# Start of DATA PROVIDED

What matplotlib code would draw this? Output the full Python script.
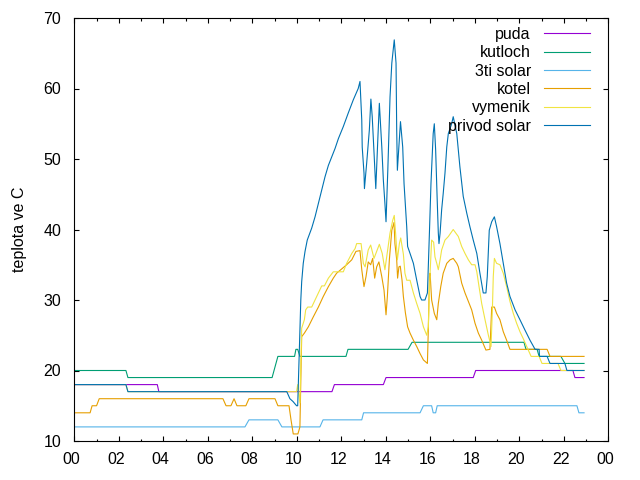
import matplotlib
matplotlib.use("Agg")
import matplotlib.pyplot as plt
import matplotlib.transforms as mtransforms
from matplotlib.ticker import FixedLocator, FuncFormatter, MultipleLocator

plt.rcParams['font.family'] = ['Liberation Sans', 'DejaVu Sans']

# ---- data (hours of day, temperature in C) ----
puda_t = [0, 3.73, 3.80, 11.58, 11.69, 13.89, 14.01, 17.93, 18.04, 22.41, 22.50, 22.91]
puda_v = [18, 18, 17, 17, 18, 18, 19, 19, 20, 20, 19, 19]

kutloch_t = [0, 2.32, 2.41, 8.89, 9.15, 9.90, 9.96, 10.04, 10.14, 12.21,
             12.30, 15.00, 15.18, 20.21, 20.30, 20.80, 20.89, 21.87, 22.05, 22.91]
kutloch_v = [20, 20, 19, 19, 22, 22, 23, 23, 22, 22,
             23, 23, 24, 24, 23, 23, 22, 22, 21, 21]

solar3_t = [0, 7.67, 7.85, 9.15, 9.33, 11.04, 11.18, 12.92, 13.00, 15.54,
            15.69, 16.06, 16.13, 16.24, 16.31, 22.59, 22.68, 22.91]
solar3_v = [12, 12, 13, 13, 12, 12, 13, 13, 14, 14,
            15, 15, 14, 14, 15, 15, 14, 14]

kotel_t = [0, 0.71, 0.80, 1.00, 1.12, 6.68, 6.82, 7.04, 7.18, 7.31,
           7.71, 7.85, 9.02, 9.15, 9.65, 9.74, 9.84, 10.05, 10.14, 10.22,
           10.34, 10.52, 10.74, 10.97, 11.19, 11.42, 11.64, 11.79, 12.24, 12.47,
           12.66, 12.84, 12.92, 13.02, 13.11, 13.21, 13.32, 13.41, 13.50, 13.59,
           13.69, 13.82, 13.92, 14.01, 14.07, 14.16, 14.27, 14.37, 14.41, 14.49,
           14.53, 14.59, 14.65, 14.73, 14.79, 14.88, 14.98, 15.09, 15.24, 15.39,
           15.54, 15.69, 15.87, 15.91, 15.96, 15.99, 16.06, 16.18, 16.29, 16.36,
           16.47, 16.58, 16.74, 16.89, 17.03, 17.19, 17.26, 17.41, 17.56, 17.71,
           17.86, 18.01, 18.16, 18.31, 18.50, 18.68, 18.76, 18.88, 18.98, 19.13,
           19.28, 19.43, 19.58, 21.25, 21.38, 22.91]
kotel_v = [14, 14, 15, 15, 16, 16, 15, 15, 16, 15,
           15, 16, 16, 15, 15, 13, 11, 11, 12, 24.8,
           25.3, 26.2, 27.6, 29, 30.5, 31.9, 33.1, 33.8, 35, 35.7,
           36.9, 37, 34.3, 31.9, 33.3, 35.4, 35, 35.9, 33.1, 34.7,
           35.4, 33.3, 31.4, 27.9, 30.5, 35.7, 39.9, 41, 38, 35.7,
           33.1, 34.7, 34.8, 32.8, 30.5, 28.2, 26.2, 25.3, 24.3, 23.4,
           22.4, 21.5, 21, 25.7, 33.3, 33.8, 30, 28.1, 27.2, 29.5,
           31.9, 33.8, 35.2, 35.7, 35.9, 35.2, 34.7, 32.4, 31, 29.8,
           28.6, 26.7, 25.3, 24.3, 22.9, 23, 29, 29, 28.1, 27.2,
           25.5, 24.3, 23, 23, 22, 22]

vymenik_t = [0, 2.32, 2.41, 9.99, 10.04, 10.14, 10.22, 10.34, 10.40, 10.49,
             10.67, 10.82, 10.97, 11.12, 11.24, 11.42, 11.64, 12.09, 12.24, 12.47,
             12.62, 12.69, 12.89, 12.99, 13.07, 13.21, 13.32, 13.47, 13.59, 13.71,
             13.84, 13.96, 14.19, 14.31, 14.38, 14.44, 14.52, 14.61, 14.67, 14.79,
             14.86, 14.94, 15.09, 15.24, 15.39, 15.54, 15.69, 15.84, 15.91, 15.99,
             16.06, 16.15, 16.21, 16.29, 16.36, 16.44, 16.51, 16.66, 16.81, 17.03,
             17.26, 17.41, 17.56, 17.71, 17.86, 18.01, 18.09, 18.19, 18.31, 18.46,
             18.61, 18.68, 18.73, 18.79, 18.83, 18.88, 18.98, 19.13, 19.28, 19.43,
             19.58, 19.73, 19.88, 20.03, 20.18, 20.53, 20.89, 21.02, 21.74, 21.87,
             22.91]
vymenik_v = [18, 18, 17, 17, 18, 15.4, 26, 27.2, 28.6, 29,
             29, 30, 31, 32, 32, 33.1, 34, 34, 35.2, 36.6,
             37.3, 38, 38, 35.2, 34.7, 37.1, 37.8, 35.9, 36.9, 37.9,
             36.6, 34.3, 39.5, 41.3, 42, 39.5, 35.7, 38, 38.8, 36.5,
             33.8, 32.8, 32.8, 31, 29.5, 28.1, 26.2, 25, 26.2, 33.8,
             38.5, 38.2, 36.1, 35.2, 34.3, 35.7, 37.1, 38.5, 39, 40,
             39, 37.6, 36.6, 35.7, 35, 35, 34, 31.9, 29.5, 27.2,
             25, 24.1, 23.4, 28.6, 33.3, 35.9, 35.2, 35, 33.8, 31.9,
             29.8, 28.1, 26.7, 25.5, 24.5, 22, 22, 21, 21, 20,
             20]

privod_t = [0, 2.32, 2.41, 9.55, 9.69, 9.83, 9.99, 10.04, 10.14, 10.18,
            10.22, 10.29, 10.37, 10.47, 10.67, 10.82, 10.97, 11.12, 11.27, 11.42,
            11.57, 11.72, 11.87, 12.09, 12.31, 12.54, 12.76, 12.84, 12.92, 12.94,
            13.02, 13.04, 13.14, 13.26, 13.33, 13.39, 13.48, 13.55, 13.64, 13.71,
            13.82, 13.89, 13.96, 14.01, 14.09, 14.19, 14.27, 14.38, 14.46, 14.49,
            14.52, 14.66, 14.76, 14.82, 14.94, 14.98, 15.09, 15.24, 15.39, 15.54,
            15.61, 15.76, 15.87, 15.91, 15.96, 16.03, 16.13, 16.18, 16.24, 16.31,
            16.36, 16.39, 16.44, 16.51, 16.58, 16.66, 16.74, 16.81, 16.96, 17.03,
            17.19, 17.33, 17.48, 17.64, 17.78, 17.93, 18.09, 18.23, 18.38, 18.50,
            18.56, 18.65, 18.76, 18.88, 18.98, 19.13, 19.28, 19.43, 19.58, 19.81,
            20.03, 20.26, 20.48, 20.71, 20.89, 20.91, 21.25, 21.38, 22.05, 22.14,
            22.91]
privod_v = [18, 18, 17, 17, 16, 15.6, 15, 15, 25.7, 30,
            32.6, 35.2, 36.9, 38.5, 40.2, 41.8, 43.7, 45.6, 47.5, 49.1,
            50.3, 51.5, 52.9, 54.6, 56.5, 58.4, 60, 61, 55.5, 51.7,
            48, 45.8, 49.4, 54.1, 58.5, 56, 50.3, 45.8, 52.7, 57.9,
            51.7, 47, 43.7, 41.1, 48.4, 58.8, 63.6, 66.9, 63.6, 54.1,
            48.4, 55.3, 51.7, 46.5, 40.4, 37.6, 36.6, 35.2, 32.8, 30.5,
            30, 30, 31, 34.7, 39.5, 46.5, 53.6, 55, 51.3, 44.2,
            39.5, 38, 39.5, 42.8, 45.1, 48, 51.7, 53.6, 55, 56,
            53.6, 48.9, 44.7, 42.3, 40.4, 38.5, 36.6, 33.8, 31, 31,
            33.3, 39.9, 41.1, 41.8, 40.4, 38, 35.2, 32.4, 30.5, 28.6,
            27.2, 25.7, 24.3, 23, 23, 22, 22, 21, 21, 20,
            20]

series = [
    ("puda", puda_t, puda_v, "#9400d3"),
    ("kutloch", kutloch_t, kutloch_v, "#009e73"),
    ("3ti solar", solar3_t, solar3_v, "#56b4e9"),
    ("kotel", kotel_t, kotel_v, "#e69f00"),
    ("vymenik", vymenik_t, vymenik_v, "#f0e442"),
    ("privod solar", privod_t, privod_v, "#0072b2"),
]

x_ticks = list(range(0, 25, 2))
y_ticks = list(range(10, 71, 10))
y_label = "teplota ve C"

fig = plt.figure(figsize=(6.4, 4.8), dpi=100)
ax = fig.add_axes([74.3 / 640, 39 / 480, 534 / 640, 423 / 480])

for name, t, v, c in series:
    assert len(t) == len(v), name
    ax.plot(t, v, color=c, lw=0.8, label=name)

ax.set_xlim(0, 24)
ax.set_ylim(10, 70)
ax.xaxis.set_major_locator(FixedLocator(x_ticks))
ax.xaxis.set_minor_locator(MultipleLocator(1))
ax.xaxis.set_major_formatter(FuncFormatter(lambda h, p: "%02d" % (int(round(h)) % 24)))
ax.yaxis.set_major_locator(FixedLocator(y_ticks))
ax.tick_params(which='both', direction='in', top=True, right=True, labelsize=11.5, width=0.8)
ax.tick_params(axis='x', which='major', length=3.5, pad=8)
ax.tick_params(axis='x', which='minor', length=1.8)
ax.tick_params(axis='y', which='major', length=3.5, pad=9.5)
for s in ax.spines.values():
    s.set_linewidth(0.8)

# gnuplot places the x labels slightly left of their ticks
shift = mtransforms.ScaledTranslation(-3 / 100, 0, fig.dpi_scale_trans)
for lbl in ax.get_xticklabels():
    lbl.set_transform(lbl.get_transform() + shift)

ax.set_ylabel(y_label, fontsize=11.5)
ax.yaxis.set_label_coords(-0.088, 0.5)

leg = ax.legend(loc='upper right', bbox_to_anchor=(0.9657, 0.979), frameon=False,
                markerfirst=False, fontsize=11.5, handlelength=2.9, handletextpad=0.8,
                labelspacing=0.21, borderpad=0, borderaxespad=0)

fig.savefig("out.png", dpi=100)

# End of DATA PROVIDED

GOAL: Starting at the first line of the material, output exactly the lines up to and including the one with "15, 15, 14, 14, 15, 15, 14, 14]". Do not include the pictures.

OUTPUT:
What matplotlib code would draw this? Output the full Python script.
import matplotlib
matplotlib.use("Agg")
import matplotlib.pyplot as plt
import matplotlib.transforms as mtransforms
from matplotlib.ticker import FixedLocator, FuncFormatter, MultipleLocator

plt.rcParams['font.family'] = ['Liberation Sans', 'DejaVu Sans']

# ---- data (hours of day, temperature in C) ----
puda_t = [0, 3.73, 3.80, 11.58, 11.69, 13.89, 14.01, 17.93, 18.04, 22.41, 22.50, 22.91]
puda_v = [18, 18, 17, 17, 18, 18, 19, 19, 20, 20, 19, 19]

kutloch_t = [0, 2.32, 2.41, 8.89, 9.15, 9.90, 9.96, 10.04, 10.14, 12.21,
             12.30, 15.00, 15.18, 20.21, 20.30, 20.80, 20.89, 21.87, 22.05, 22.91]
kutloch_v = [20, 20, 19, 19, 22, 22, 23, 23, 22, 22,
             23, 23, 24, 24, 23, 23, 22, 22, 21, 21]

solar3_t = [0, 7.67, 7.85, 9.15, 9.33, 11.04, 11.18, 12.92, 13.00, 15.54,
            15.69, 16.06, 16.13, 16.24, 16.31, 22.59, 22.68, 22.91]
solar3_v = [12, 12, 13, 13, 12, 12, 13, 13, 14, 14,
            15, 15, 14, 14, 15, 15, 14, 14]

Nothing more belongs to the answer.